Take every line that has the string "chart" and copy it out.

-*-

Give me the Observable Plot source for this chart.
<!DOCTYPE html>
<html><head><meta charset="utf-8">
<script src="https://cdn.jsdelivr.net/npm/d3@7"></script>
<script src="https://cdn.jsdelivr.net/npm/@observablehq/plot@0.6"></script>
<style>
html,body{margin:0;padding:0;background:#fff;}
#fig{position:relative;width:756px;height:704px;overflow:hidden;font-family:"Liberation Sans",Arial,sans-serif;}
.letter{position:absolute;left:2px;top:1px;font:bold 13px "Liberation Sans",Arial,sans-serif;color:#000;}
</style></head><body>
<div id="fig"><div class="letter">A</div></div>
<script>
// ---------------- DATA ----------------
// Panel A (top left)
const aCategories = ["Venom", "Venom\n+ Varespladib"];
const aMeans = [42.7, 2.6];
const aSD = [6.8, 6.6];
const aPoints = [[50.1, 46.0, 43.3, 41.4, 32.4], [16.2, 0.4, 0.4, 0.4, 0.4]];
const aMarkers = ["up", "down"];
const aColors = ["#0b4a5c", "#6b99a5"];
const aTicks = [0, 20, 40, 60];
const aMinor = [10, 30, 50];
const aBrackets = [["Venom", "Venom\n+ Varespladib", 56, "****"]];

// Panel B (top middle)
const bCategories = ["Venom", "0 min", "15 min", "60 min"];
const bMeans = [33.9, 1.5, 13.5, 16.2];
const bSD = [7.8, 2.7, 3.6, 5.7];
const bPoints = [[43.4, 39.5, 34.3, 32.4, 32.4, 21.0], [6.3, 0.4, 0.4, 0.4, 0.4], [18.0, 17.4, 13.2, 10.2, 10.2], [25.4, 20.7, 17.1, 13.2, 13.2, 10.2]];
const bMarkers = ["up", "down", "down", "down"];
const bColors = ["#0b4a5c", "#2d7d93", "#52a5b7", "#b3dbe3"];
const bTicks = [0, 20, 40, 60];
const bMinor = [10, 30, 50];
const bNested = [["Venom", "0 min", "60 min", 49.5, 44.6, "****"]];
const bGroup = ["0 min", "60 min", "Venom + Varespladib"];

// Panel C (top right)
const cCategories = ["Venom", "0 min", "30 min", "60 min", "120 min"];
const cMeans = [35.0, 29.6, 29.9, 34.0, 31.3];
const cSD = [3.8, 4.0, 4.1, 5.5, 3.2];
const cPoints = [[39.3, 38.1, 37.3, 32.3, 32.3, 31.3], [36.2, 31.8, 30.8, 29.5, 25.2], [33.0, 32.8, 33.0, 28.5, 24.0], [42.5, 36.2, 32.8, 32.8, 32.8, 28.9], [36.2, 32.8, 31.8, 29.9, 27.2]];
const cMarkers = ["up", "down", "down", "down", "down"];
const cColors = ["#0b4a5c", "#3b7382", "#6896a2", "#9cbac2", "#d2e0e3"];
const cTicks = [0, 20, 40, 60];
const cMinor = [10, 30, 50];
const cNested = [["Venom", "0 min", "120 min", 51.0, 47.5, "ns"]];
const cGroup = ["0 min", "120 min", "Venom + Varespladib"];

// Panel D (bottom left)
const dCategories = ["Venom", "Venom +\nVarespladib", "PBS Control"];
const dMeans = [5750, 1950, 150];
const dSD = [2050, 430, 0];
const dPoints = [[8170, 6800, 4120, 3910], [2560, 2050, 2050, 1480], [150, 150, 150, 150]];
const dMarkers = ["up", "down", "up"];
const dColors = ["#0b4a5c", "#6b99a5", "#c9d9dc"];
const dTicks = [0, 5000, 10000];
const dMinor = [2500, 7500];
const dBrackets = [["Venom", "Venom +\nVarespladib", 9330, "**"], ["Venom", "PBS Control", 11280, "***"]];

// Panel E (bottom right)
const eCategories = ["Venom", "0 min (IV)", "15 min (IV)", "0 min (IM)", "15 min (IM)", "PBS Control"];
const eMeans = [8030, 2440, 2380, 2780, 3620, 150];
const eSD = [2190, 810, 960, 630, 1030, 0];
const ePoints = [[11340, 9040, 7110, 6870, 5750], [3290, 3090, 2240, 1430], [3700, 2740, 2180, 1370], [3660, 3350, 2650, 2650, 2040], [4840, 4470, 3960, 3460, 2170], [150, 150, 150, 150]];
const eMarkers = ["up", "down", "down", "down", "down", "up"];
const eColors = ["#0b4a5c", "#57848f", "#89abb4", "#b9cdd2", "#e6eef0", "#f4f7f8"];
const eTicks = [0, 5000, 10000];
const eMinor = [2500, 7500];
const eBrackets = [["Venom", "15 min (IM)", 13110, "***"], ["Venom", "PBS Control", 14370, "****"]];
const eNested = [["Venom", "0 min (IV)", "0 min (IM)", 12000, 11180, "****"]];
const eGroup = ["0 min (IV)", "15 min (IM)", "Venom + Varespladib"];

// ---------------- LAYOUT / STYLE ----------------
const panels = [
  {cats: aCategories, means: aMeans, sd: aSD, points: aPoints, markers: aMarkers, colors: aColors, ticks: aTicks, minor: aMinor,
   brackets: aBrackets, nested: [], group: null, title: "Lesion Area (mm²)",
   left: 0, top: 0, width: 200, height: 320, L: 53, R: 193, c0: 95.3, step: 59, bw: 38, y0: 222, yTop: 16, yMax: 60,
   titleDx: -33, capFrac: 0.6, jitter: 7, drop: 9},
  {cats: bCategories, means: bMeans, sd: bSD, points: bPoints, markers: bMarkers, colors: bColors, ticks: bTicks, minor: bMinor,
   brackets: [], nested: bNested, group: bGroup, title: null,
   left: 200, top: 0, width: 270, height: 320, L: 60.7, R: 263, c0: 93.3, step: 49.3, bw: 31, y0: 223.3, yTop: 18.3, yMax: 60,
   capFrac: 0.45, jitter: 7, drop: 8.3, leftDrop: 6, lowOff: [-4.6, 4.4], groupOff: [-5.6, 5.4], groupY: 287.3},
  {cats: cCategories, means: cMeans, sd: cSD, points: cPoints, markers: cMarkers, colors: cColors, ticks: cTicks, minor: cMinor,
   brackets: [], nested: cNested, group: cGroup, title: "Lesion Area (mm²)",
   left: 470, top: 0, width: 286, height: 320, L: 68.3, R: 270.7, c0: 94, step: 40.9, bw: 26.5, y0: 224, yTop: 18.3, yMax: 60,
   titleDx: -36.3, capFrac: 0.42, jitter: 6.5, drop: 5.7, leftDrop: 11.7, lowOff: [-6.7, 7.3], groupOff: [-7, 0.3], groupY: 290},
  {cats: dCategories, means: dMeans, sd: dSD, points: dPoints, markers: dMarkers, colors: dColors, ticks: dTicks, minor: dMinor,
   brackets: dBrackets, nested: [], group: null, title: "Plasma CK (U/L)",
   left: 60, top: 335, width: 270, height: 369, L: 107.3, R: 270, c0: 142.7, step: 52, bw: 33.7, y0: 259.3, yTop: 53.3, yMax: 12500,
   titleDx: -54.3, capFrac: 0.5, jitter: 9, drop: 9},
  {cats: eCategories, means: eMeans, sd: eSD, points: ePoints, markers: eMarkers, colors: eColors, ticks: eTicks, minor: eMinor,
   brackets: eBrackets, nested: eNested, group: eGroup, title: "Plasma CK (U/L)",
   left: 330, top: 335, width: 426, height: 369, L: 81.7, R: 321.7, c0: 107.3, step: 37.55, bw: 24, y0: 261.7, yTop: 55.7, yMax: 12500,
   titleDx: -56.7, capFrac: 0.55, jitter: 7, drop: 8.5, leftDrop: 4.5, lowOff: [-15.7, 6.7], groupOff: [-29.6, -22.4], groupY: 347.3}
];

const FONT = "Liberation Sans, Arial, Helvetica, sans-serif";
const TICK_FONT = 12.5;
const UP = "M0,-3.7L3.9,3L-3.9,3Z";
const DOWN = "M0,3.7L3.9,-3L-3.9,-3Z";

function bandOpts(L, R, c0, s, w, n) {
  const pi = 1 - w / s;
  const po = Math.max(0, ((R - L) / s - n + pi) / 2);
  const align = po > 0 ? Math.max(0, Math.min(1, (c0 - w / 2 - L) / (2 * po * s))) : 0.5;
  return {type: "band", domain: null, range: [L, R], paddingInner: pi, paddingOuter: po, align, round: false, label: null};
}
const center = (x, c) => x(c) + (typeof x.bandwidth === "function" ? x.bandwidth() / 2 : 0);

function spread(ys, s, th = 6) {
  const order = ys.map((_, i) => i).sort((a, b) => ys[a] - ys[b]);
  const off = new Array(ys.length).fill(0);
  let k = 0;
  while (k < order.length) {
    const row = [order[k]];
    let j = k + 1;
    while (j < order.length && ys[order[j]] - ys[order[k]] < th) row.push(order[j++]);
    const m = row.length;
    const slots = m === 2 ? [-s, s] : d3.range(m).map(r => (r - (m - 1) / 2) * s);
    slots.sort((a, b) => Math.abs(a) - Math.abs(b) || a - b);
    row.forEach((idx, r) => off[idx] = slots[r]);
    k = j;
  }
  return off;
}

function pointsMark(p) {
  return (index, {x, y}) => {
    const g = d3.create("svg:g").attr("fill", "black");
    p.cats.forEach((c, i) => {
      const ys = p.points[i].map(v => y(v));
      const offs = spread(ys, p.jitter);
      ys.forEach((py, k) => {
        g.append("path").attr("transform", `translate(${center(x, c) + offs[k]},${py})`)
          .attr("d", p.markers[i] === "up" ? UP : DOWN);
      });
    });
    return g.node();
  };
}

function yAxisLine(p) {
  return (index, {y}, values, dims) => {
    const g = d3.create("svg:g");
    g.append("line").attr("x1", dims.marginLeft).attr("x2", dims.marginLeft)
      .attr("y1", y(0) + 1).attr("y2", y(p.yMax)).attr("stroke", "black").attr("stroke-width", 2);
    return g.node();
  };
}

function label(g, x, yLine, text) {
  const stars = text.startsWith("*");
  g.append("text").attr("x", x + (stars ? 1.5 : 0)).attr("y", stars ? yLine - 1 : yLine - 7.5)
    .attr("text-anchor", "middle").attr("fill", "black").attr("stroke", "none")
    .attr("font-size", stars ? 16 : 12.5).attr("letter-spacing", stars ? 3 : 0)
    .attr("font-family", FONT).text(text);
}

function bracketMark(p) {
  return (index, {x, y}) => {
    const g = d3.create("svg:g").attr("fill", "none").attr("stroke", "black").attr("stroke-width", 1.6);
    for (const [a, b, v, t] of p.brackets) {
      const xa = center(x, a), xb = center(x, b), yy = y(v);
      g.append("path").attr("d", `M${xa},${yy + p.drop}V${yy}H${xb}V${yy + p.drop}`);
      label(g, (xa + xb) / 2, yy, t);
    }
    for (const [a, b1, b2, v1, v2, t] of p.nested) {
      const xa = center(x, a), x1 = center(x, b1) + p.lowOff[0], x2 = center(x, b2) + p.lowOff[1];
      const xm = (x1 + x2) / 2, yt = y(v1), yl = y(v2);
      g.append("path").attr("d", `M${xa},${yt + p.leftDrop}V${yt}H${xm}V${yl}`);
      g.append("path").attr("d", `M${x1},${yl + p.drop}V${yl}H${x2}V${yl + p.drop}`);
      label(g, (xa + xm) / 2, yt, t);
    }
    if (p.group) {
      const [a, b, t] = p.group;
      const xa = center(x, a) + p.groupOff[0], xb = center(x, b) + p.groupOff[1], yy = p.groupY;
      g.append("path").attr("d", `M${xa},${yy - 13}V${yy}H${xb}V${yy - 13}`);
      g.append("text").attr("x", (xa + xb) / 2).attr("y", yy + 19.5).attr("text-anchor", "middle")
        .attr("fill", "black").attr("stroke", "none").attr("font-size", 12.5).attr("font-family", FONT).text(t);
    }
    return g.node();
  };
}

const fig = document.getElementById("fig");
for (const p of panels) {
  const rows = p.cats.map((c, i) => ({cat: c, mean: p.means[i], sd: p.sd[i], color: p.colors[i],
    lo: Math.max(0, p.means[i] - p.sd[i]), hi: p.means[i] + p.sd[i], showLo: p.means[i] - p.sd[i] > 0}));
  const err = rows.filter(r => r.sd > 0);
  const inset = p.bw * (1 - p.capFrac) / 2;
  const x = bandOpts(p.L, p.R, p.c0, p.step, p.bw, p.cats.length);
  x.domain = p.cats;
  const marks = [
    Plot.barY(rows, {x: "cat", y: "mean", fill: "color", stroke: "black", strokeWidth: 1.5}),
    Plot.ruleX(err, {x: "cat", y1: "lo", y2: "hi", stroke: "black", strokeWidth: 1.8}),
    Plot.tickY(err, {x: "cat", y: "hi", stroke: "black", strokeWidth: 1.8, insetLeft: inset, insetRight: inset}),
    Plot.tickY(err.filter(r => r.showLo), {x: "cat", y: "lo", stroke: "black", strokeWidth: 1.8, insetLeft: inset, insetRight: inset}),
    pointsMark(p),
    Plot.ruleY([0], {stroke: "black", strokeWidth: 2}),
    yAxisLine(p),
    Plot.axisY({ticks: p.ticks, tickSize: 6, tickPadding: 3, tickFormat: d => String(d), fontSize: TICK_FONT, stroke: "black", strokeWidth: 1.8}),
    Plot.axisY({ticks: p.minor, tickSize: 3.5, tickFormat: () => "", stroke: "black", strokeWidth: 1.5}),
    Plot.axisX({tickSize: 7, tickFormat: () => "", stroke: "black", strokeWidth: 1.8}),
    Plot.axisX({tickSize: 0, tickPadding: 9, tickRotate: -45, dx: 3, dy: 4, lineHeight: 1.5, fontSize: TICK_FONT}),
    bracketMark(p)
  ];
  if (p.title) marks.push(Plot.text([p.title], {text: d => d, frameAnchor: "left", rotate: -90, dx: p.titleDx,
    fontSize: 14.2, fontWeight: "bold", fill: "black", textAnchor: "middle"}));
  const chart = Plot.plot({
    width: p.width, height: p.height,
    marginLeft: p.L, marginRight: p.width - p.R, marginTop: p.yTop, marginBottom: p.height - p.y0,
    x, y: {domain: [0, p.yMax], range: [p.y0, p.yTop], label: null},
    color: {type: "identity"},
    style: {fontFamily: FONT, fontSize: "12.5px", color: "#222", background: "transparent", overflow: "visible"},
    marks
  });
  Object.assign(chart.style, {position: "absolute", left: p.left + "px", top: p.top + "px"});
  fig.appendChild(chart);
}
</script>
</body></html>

-*-

**Finished answer**
Give me the Observable Plot source for this chart.
  const chart = Plot.plot({
  Object.assign(chart.style, {position: "absolute", left: p.left + "px", top: p.top + "px"});
  fig.appendChild(chart);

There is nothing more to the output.